Le changement d'échelle et sa temporalité sont des points cruciaux. Vous avez auditionné Solagro sur son scénario « Afterres 2050 ». D'autres travaux existent comme ceux du Forschungsinstitut für biologischen Landbau (FIBL), l'équivalent suisse de l'ITAB, qui propose un scénario d'une agriculture intégralement biologique à l'horizon 2050 – un scénario construit à partir d'hypothèses de changement des régimes alimentaires, de réduction forte du gaspillage alimentaire et d'impacts du changement climatique sur les rendements, d'où un scénario de 100 % d'agriculture biologique à l'échelle mondiale. Des tensions s'annoncent sur les ressources azotées et, par ailleurs, la question des régimes alimentaires est inextricablement liée à la montée en puissance de l'agriculture biologique.
L'Autriche est un exemple emblématique. Lors de son adhésion à l'Union européenne en 1995, elle a beaucoup misé sur l'agriculture familiale dans le contexte d'une agriculture de montagne soumise à des handicaps naturels. Elle a fortement valorisé l'agriculture biologique grâce à des soutiens publics importants, au point que cette filière a atteint un plafond de 20 % depuis quelques années ; depuis, la croissance est beaucoup plus lente. Cela suscite deux questions : tout d'abord, quelle est la part – un cinquième, un quart – des agriculteurs disposés à accepter une production soumise aux contraintes d'un cahier des charges ? Jusqu'où peut-on pousser ces exigences ? D'autre part, le consentement à payer du consommateur peut-il atteindre un plafond ? Force est de constater que malgré leur politique volontariste en faveur de l'agriculture biologique, certains pays comme l'Autriche connaissent une quasi-stagnation de son développement.
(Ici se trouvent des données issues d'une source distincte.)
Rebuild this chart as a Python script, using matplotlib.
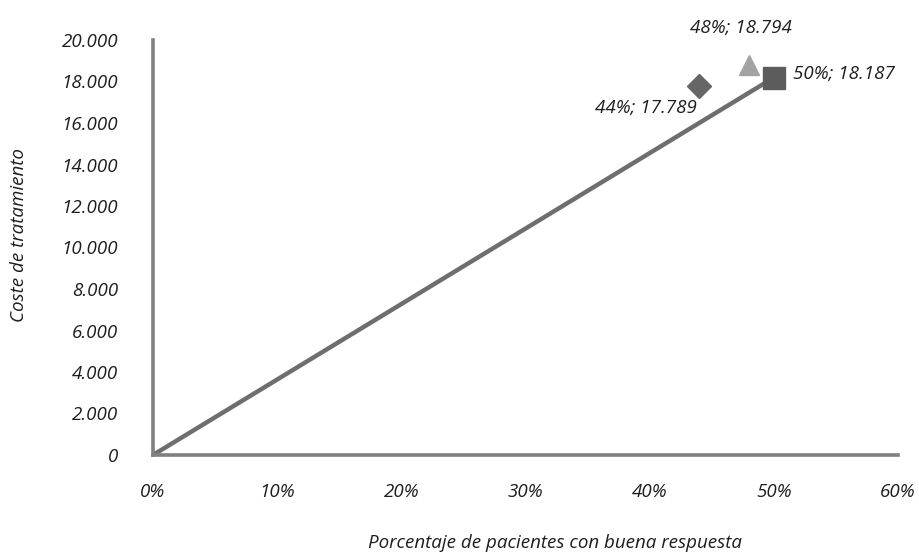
import matplotlib
matplotlib.use('Agg')
import matplotlib.pyplot as plt
from matplotlib.ticker import FuncFormatter

# effectiveness (share of good responders) vs treatment cost
labels = ['44%; 17.789', '48%; 18.794', '50%; 18.187']
response = [0.44, 0.48, 0.50]
cost = [17789, 18794, 18187]
markers = ['D', '^', 's']
colors = ['#666666', '#a3a3a3', '#5c5c5c']
sizes = [12, 15, 16]

# reference line from the origin to the dominant option
line_x = [0.0, response[2]]
line_y = [0.0, cost[2]]

x_ticks = [0.0, 0.1, 0.2, 0.3, 0.4, 0.5, 0.6]
y_ticks = list(range(0, 20001, 2000))

plt.rcParams['font.family'] = ['Open Sans', 'DejaVu Sans']
plt.rcParams['font.style'] = 'italic'
fs = 13.5

fig = plt.figure(figsize=(9.19, 5.55), dpi=100)
ax = fig.add_axes([153 / 919, 1 - 455 / 555, (898 - 153) / 919, (455 - 40) / 555])

ax.plot(line_x, line_y, color='#6e6e6e', lw=3.2, solid_capstyle='butt', zorder=2)
for x, y, m, c, s in zip(response, cost, markers, colors, sizes):
    ax.plot(x, y, marker=m, color=c, markersize=s, linestyle='none', zorder=3)

txt = dict(fontsize=fs, color='#1e1e1e')
ax.annotate(labels[0], (response[0], cost[0]), xytext=(-2, -9), textcoords='offset points',
            ha='right', va='top', **txt)
ax.annotate(labels[1], (response[1], cost[1]), xytext=(-6, 20), textcoords='offset points',
            ha='center', va='bottom', **txt)
ax.annotate(labels[2], (response[2], cost[2]), xytext=(14, 3), textcoords='offset points',
            ha='left', va='center', **txt)

ax.set_xlim(0, 0.6)
ax.set_ylim(0, 20000)
ax.set_xticks(x_ticks)
ax.set_yticks(y_ticks)
ax.xaxis.set_major_formatter(FuncFormatter(lambda v, p: f'{v * 100:.0f}%'))
ax.yaxis.set_major_formatter(FuncFormatter(lambda v, p: f'{int(v):,}'.replace(',', '.')))
ax.tick_params(length=0, labelsize=fs, labelcolor='#1e1e1e')
ax.tick_params(axis='x', pad=20)
ax.tick_params(axis='y', pad=25)

for side in ['top', 'right']:
    ax.spines[side].set_visible(False)
for side in ['left', 'bottom']:
    ax.spines[side].set_color('#808080')
    ax.spines[side].set_linewidth(2.6)

ax.set_xlabel('Porcentaje de pacientes con buena respuesta', fontsize=fs, color='#1e1e1e')
ax.xaxis.set_label_coords(0.54, -0.19)
ax.set_ylabel('Coste de tratamiento', fontsize=fs, color='#1e1e1e')
ax.yaxis.set_label_coords(-0.168, 0.53)

fig.savefig('out.png', dpi=100)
L'objectif de 15 % en 2022 est-il réaliste ? Selon les chercheurs autrichiens avec lesquels nous échangeons, au-delà du caractère atteignable de l'objectif, c'est le signal politique donné qui est intéressant car il indique que ce mode de production sera soutenu même s'il ne se développe plus guère. Cette ambition est une forme de légitimation de l'agriculture biologique par les pouvoirs publics. L'annonce du plan « Ambition bio », par exemple, permet aussi d'encourager ce développement.
Il faut toutefois rester vigilant quant à l'adéquation entre l'offre et la demande. Le secteur laitier a connu dans les années 2000 un développement rapide du bio qui s'est traduit par des déséquilibres et des problèmes de plus-value pour les éleveurs acceptant un cahier des charges contraignant sans bénéficier ensuite de la valorisation économique attendue. Il n'est pas forcément souhaitable que la conversion socioécologique vers l'agriculture biologique soit menée à toute vitesse : il faut organiser cette transition en assurant l'accompagnement des agriculteurs.